In the full url you can specify one database or use ! to allow the server to choice a best path, or * to force the server to use all the databases.

9.1. Info

read dict:///info:lat-eng will return an information summary for a database, this example being the latin-english dictionary.

9.2. Running %dict-scheme.r

From the library with:

 >> do http://www.rebol.org/cgi-bin/cgiwrap/rebol/download-a-script.r?script-name=dict-scheme.r
 
or locally with:
 >> do %dict-scheme.r
 
or from the REBOL/View sandbox with
 >> do-thru http://www.rebol.org/library/scripts/dict-scheme.r
 

10. What you can learn

As of July 2007, writing REBOL R2 port schemes is a little bit technically arcane. More documentation is promised, but the release of REBOL R3 may change the entire landscape so unless you are very curious, wait for the R3 documentation and the easier to manage port schemes.

One note. If you look at Jeff's original dict.rebol code, he used system/standard/port-flags/direct, and redefined the Root-Protocol read handler. This version uses system/standard/port-flags/pass-thru and defines the copy function for the handler. This version allows for a more REBOL standard way of accessing a dict:// port.

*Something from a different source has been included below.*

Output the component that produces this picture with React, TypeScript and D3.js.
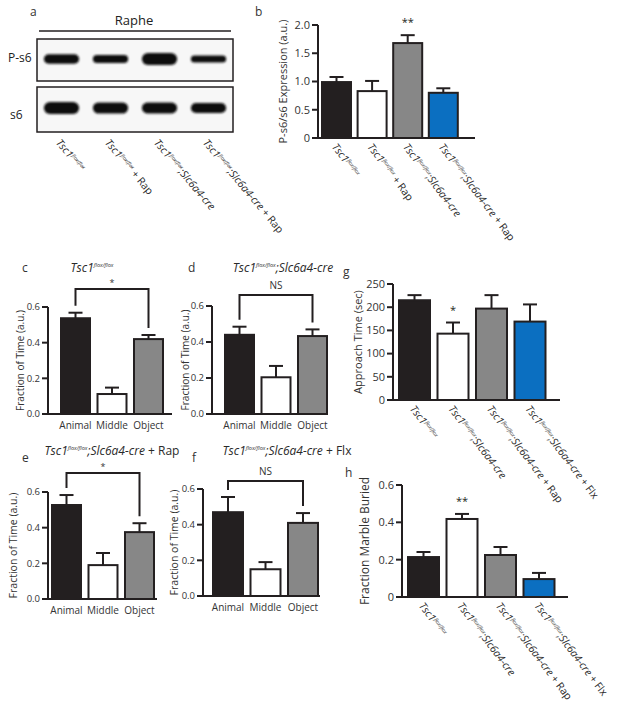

10.1. What you can change.

Currently this scheme does not implement authentication. If you need access to a proprietary dictionary, you may need to change this handler to support those features of the protocol.

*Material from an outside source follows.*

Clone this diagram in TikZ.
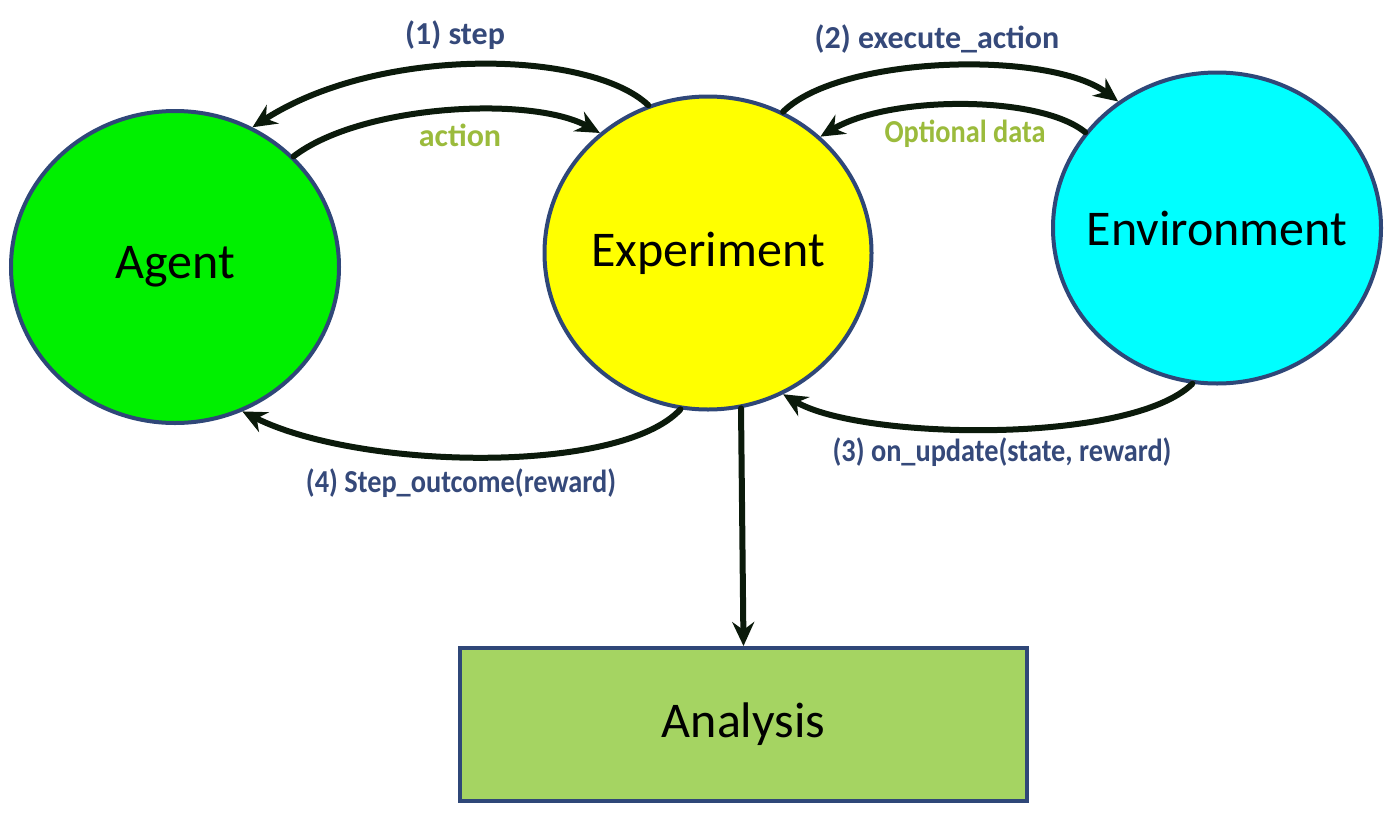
\documentclass[tikz,border=0pt]{standalone}
\usepackage{fontspec}
\setmainfont{Carlito}
\usetikzlibrary{shapes.geometric,arrows.meta}
\definecolor{lineblk}{HTML}{0B1A0B}
\definecolor{rimblue}{HTML}{2F4778}
\definecolor{lblblue}{HTML}{35497A}
\definecolor{lblgreen}{HTML}{9BBB3C}
\definecolor{agentgreen}{HTML}{00F000}
\definecolor{expyellow}{HTML}{FFFF00}
\definecolor{envcyan}{HTML}{00FFFF}
\definecolor{anagreen}{HTML}{A5D462}
\newcommand{\narrowtxt}[1]{\scalebox{0.885}[1]{#1}}
\newcommand{\zerow}[1]{\makebox[0pt]{#1}}
\tikzset{
  bubble/.style={ellipse, draw=rimblue, line width=4pt, inner sep=0pt,
    font=\fontsize{50}{60}\selectfont, text=black},
  anabox/.style={rectangle, draw=rimblue, line width=4pt, fill=anagreen,
    inner sep=0pt, font=\fontsize{50}{60}\selectfont, text=black},
  arr/.style={draw=lineblk, line width=6pt, line cap=round,
    -{Stealth[length=24pt,width=22pt,inset=8pt]}},
  bluelbl/.style={font=\bfseries\fontsize{32}{38}\selectfont, text=lblblue},
  greenlbl/.style={font=\bfseries\fontsize{32}{38}\selectfont, text=lblgreen},
}
\begin{document}
\begin{tikzpicture}[x=1pt,y=-1pt]
\useasboundingbox (0,0) rectangle (1400,822);
\fill[white] (0,0) rectangle (1400,822);

\node[bubble, fill=agentgreen, minimum width=328pt, minimum height=312pt] (agent) at (175,267) {\zerow{Agent}};
\node[bubble, fill=expyellow, minimum width=327pt, minimum height=313pt] (exp) at (708,253) {\zerow{Experiment}};
\node[bubble, fill=envcyan, minimum width=328pt, minimum height=311pt] (env) at (1217,228) {\zerow{Environment}};
\node[anabox, minimum width=567pt, minimum height=153pt] (ana) at (743.5,724.5) {Analysis};

% (1) step
\draw[arr] (exp.112) .. controls (590,50) and (380,45) .. (agent.61);
% action
\draw[arr] (agent.43) .. controls (360,105) and (530,95) .. (exp.132);
% (2) execute_action
\draw[arr] (exp.62) .. controls (840,55) and (1050,50) .. (env.128);
% Optional data
\draw[arr] (env.144) .. controls (1040,95) and (890,95) .. (exp.46);
% (3) on_update
\draw[arr] (env.261) .. controls (1130,445) and (860,440) .. (exp.298);
% (4) Step_outcome
\draw[arr] (exp.260) .. controls (620,475) and (360,470) .. (agent.295);
% to Analysis
\draw[arr] (exp.282) -- (ana.north);

\node[bluelbl] (l1) at (455,35) {(1) step};
\node[greenlbl] (la) at (460,135) {action};
\node[bluelbl] (l2) at (937,39) {(2) execute\_action};
\node[greenlbl] (lo) at (965,134) {\narrowtxt{Optional data}};
\node[bluelbl] (l3) at (1002,452) {\narrowtxt{(3) on\_update(state, reward)}};
\node[bluelbl] (l4) at (461,483) {\narrowtxt{(4) Step\_outcome(reward)}};
\end{tikzpicture}
\end{document}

The scheme could be changed to throw less errors by adding response handlers for status codes like "420", but it's sometimes better to let a high level error handler do its thing instead.

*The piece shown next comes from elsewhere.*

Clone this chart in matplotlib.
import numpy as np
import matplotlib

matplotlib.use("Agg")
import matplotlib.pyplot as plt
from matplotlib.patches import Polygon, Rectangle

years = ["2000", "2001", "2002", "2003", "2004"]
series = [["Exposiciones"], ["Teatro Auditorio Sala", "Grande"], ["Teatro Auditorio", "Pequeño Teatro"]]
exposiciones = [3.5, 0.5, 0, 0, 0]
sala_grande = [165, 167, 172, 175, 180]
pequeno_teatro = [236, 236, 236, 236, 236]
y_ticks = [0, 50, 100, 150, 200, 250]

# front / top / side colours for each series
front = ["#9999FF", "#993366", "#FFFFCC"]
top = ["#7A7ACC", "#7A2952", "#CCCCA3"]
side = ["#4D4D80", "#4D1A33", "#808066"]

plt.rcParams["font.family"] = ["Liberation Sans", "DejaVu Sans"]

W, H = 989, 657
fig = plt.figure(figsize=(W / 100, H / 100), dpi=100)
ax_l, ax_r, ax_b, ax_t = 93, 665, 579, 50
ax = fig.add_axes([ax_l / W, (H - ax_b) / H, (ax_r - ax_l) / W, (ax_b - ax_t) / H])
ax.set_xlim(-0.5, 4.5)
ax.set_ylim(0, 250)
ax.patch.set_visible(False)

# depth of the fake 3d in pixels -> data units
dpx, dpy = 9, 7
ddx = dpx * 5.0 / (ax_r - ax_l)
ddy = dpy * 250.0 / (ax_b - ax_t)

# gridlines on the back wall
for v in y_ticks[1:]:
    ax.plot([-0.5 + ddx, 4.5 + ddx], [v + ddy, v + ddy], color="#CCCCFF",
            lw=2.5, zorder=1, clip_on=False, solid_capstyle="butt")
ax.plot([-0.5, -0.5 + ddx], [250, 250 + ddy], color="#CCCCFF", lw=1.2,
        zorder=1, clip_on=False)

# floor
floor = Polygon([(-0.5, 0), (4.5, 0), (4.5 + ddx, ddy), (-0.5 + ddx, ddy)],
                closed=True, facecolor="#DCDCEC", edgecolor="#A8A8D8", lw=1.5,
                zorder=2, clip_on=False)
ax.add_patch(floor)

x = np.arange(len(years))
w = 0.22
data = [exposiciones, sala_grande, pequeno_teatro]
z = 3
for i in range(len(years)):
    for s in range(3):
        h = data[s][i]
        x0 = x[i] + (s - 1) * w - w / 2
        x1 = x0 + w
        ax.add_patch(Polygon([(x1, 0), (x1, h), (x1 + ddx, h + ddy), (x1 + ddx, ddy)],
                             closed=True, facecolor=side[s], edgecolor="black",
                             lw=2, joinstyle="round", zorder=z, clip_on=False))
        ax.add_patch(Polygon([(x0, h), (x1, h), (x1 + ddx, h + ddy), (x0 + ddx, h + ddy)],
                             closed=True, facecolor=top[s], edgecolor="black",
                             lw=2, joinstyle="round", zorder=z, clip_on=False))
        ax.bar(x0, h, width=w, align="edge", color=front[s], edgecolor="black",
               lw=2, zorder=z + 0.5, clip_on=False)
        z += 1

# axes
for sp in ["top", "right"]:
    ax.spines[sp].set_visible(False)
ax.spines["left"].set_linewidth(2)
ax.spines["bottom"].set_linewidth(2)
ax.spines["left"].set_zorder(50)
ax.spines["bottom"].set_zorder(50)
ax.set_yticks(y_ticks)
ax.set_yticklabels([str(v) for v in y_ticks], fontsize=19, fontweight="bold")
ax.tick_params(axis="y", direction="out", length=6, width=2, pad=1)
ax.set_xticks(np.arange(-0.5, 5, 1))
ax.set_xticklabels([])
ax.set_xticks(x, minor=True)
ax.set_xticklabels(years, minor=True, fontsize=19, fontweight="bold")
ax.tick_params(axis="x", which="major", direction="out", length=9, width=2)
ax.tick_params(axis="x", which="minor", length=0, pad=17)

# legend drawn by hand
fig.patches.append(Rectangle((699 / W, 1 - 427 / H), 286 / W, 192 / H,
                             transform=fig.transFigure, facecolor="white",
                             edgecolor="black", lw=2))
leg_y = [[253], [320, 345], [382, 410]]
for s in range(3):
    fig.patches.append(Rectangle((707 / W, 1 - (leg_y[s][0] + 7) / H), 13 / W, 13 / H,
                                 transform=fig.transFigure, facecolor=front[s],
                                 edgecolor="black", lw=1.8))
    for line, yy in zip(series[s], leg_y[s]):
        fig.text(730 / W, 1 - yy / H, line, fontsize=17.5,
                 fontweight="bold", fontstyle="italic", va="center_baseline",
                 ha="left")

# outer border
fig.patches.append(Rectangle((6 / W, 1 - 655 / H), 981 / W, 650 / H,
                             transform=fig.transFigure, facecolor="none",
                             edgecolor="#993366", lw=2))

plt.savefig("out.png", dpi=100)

10.2. Default DICT protocol host

This may be something to change depending on expected use. The current default of all.dict.org is a DNS round-robin of dict?.us.dict.org, and will try different primary servers for each request. But there are some other servers that you may wish to make the default. See the list mentioned above for the options, and perhaps a search of dict protocol on the Internet could highlight others.

11. What can break

Quite a few things could break here. Errors are left to be thrown on response codes that are not (but could be) recognized. An application that relies on this scheme will need judicious use of error? try and attempt blocks.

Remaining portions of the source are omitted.